*What is needed*: Would you output the whole listing below, exactly as it reads?

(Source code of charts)
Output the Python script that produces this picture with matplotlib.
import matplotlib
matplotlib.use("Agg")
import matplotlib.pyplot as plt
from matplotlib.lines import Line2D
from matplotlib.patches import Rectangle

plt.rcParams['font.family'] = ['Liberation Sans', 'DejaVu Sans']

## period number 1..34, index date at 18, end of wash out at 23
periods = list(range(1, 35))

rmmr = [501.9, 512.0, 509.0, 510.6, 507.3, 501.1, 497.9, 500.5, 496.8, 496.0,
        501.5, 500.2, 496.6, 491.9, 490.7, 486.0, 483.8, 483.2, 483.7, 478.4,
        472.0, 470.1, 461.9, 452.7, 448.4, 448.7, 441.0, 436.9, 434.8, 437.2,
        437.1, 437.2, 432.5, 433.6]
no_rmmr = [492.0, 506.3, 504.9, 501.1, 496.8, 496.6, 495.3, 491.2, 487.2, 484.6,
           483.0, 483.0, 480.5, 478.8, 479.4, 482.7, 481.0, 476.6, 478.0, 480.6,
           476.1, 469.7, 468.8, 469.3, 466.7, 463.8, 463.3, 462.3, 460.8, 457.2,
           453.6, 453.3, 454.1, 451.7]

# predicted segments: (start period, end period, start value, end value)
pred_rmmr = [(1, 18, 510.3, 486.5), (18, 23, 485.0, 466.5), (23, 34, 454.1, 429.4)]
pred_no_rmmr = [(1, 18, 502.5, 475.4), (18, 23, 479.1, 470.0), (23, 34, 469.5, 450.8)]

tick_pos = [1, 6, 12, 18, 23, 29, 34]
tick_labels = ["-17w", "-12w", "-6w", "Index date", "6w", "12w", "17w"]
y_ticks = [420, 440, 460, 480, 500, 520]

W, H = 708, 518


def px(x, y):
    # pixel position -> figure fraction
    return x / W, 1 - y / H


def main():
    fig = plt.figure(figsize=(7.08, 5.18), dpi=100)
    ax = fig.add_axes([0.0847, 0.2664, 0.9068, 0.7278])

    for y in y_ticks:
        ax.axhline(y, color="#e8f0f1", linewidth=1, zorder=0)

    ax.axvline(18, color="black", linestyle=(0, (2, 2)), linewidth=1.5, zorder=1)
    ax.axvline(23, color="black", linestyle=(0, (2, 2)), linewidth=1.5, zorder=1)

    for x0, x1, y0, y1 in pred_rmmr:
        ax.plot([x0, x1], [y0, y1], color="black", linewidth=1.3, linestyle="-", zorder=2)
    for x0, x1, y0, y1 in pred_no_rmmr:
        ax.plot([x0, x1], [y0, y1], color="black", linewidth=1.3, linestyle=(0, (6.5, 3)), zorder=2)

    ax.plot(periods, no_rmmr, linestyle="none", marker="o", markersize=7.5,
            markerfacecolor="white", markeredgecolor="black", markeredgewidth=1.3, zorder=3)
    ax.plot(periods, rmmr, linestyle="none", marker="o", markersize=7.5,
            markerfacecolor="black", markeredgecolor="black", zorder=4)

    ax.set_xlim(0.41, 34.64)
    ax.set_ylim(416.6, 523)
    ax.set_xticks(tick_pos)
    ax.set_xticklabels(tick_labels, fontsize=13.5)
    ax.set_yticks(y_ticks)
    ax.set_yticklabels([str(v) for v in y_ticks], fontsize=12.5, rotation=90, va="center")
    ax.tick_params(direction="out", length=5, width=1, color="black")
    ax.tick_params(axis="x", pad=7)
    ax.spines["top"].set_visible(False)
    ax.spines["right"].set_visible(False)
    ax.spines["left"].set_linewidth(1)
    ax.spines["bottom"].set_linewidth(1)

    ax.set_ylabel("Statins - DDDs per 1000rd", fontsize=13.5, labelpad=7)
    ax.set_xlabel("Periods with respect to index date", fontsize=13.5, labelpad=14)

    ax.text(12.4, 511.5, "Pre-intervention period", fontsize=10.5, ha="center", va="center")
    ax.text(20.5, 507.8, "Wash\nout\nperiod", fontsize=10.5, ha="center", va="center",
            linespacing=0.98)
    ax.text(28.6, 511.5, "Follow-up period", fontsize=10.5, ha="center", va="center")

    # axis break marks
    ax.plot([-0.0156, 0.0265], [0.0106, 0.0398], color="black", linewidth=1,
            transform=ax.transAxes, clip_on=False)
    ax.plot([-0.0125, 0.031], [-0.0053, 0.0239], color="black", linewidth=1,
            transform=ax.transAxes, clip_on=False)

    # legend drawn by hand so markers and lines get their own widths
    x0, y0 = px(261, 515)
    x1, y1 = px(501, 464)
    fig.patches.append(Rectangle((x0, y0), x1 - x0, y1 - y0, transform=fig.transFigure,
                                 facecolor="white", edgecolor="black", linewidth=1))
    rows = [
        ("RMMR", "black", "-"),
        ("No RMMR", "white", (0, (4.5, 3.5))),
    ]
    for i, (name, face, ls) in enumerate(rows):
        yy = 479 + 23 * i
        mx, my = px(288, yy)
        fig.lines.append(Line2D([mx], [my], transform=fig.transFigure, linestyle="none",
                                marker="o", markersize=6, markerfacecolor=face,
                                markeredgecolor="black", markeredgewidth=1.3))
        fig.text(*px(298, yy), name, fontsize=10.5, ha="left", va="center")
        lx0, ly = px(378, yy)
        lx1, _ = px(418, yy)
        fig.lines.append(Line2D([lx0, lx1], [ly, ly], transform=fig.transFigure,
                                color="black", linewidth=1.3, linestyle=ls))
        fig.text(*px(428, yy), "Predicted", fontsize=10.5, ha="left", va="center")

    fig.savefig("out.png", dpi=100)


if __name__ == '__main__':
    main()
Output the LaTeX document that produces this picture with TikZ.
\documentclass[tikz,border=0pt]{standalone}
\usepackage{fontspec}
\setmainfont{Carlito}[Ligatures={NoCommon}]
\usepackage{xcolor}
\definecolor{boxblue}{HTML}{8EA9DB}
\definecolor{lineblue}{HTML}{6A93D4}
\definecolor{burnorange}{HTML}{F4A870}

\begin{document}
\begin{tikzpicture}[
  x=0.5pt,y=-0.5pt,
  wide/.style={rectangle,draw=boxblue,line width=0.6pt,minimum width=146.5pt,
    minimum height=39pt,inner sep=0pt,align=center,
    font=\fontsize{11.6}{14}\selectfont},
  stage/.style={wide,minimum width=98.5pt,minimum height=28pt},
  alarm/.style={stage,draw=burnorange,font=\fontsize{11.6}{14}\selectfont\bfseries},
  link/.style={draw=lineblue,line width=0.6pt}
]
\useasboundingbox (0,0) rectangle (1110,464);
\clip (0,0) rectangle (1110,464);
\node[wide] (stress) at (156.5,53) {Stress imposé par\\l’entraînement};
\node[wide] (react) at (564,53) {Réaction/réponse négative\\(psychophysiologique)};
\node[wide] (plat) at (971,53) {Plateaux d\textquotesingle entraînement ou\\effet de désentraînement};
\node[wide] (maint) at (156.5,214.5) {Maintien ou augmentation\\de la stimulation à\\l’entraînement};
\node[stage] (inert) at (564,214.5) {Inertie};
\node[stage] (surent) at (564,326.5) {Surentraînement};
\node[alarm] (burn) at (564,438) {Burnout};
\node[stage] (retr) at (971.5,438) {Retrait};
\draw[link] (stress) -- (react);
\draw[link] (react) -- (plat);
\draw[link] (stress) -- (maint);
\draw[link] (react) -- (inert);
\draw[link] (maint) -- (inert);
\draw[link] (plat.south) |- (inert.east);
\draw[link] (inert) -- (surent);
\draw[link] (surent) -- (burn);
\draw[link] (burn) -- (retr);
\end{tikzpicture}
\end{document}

*Exercise solution*:
Output the Python script that produces this picture with matplotlib.
import matplotlib
matplotlib.use("Agg")
import matplotlib.pyplot as plt
from matplotlib.lines import Line2D
from matplotlib.patches import Rectangle

plt.rcParams['font.family'] = ['Liberation Sans', 'DejaVu Sans']

## period number 1..34, index date at 18, end of wash out at 23
periods = list(range(1, 35))

rmmr = [501.9, 512.0, 509.0, 510.6, 507.3, 501.1, 497.9, 500.5, 496.8, 496.0,
        501.5, 500.2, 496.6, 491.9, 490.7, 486.0, 483.8, 483.2, 483.7, 478.4,
        472.0, 470.1, 461.9, 452.7, 448.4, 448.7, 441.0, 436.9, 434.8, 437.2,
        437.1, 437.2, 432.5, 433.6]
no_rmmr = [492.0, 506.3, 504.9, 501.1, 496.8, 496.6, 495.3, 491.2, 487.2, 484.6,
           483.0, 483.0, 480.5, 478.8, 479.4, 482.7, 481.0, 476.6, 478.0, 480.6,
           476.1, 469.7, 468.8, 469.3, 466.7, 463.8, 463.3, 462.3, 460.8, 457.2,
           453.6, 453.3, 454.1, 451.7]

# predicted segments: (start period, end period, start value, end value)
pred_rmmr = [(1, 18, 510.3, 486.5), (18, 23, 485.0, 466.5), (23, 34, 454.1, 429.4)]
pred_no_rmmr = [(1, 18, 502.5, 475.4), (18, 23, 479.1, 470.0), (23, 34, 469.5, 450.8)]

tick_pos = [1, 6, 12, 18, 23, 29, 34]
tick_labels = ["-17w", "-12w", "-6w", "Index date", "6w", "12w", "17w"]
y_ticks = [420, 440, 460, 480, 500, 520]

W, H = 708, 518


def px(x, y):
    # pixel position -> figure fraction
    return x / W, 1 - y / H


def main():
    fig = plt.figure(figsize=(7.08, 5.18), dpi=100)
    ax = fig.add_axes([0.0847, 0.2664, 0.9068, 0.7278])

    for y in y_ticks:
        ax.axhline(y, color="#e8f0f1", linewidth=1, zorder=0)

    ax.axvline(18, color="black", linestyle=(0, (2, 2)), linewidth=1.5, zorder=1)
    ax.axvline(23, color="black", linestyle=(0, (2, 2)), linewidth=1.5, zorder=1)

    for x0, x1, y0, y1 in pred_rmmr:
        ax.plot([x0, x1], [y0, y1], color="black", linewidth=1.3, linestyle="-", zorder=2)
    for x0, x1, y0, y1 in pred_no_rmmr:
        ax.plot([x0, x1], [y0, y1], color="black", linewidth=1.3, linestyle=(0, (6.5, 3)), zorder=2)

    ax.plot(periods, no_rmmr, linestyle="none", marker="o", markersize=7.5,
            markerfacecolor="white", markeredgecolor="black", markeredgewidth=1.3, zorder=3)
    ax.plot(periods, rmmr, linestyle="none", marker="o", markersize=7.5,
            markerfacecolor="black", markeredgecolor="black", zorder=4)

    ax.set_xlim(0.41, 34.64)
    ax.set_ylim(416.6, 523)
    ax.set_xticks(tick_pos)
    ax.set_xticklabels(tick_labels, fontsize=13.5)
    ax.set_yticks(y_ticks)
    ax.set_yticklabels([str(v) for v in y_ticks], fontsize=12.5, rotation=90, va="center")
    ax.tick_params(direction="out", length=5, width=1, color="black")
    ax.tick_params(axis="x", pad=7)
    ax.spines["top"].set_visible(False)
    ax.spines["right"].set_visible(False)
    ax.spines["left"].set_linewidth(1)
    ax.spines["bottom"].set_linewidth(1)

    ax.set_ylabel("Statins - DDDs per 1000rd", fontsize=13.5, labelpad=7)
    ax.set_xlabel("Periods with respect to index date", fontsize=13.5, labelpad=14)

    ax.text(12.4, 511.5, "Pre-intervention period", fontsize=10.5, ha="center", va="center")
    ax.text(20.5, 507.8, "Wash\nout\nperiod", fontsize=10.5, ha="center", va="center",
            linespacing=0.98)
    ax.text(28.6, 511.5, "Follow-up period", fontsize=10.5, ha="center", va="center")

    # axis break marks
    ax.plot([-0.0156, 0.0265], [0.0106, 0.0398], color="black", linewidth=1,
            transform=ax.transAxes, clip_on=False)
    ax.plot([-0.0125, 0.031], [-0.0053, 0.0239], color="black", linewidth=1,
            transform=ax.transAxes, clip_on=False)

    # legend drawn by hand so markers and lines get their own widths
    x0, y0 = px(261, 515)
    x1, y1 = px(501, 464)
    fig.patches.append(Rectangle((x0, y0), x1 - x0, y1 - y0, transform=fig.transFigure,
                                 facecolor="white", edgecolor="black", linewidth=1))
    rows = [
        ("RMMR", "black", "-"),
        ("No RMMR", "white", (0, (4.5, 3.5))),
    ]
    for i, (name, face, ls) in enumerate(rows):
        yy = 479 + 23 * i
        mx, my = px(288, yy)
        fig.lines.append(Line2D([mx], [my], transform=fig.transFigure, linestyle="none",
                                marker="o", markersize=6, markerfacecolor=face,
                                markeredgecolor="black", markeredgewidth=1.3))
        fig.text(*px(298, yy), name, fontsize=10.5, ha="left", va="center")
        lx0, ly = px(378, yy)
        lx1, _ = px(418, yy)
        fig.lines.append(Line2D([lx0, lx1], [ly, ly], transform=fig.transFigure,
                                color="black", linewidth=1.3, linestyle=ls))
        fig.text(*px(428, yy), "Predicted", fontsize=10.5, ha="left", va="center")

    fig.savefig("out.png", dpi=100)


if __name__ == '__main__':
    main()
Output the LaTeX document that produces this picture with TikZ.
\documentclass[tikz,border=0pt]{standalone}
\usepackage{fontspec}
\setmainfont{Carlito}[Ligatures={NoCommon}]
\usepackage{xcolor}
\definecolor{boxblue}{HTML}{8EA9DB}
\definecolor{lineblue}{HTML}{6A93D4}
\definecolor{burnorange}{HTML}{F4A870}

\begin{document}
\begin{tikzpicture}[
  x=0.5pt,y=-0.5pt,
  wide/.style={rectangle,draw=boxblue,line width=0.6pt,minimum width=146.5pt,
    minimum height=39pt,inner sep=0pt,align=center,
    font=\fontsize{11.6}{14}\selectfont},
  stage/.style={wide,minimum width=98.5pt,minimum height=28pt},
  alarm/.style={stage,draw=burnorange,font=\fontsize{11.6}{14}\selectfont\bfseries},
  link/.style={draw=lineblue,line width=0.6pt}
]
\useasboundingbox (0,0) rectangle (1110,464);
\clip (0,0) rectangle (1110,464);
\node[wide] (stress) at (156.5,53) {Stress imposé par\\l’entraînement};
\node[wide] (react) at (564,53) {Réaction/réponse négative\\(psychophysiologique)};
\node[wide] (plat) at (971,53) {Plateaux d\textquotesingle entraînement ou\\effet de désentraînement};
\node[wide] (maint) at (156.5,214.5) {Maintien ou augmentation\\de la stimulation à\\l’entraînement};
\node[stage] (inert) at (564,214.5) {Inertie};
\node[stage] (surent) at (564,326.5) {Surentraînement};
\node[alarm] (burn) at (564,438) {Burnout};
\node[stage] (retr) at (971.5,438) {Retrait};
\draw[link] (stress) -- (react);
\draw[link] (react) -- (plat);
\draw[link] (stress) -- (maint);
\draw[link] (react) -- (inert);
\draw[link] (maint) -- (inert);
\draw[link] (plat.south) |- (inert.east);
\draw[link] (inert) -- (surent);
\draw[link] (surent) -- (burn);
\draw[link] (burn) -- (retr);
\end{tikzpicture}
\end{document}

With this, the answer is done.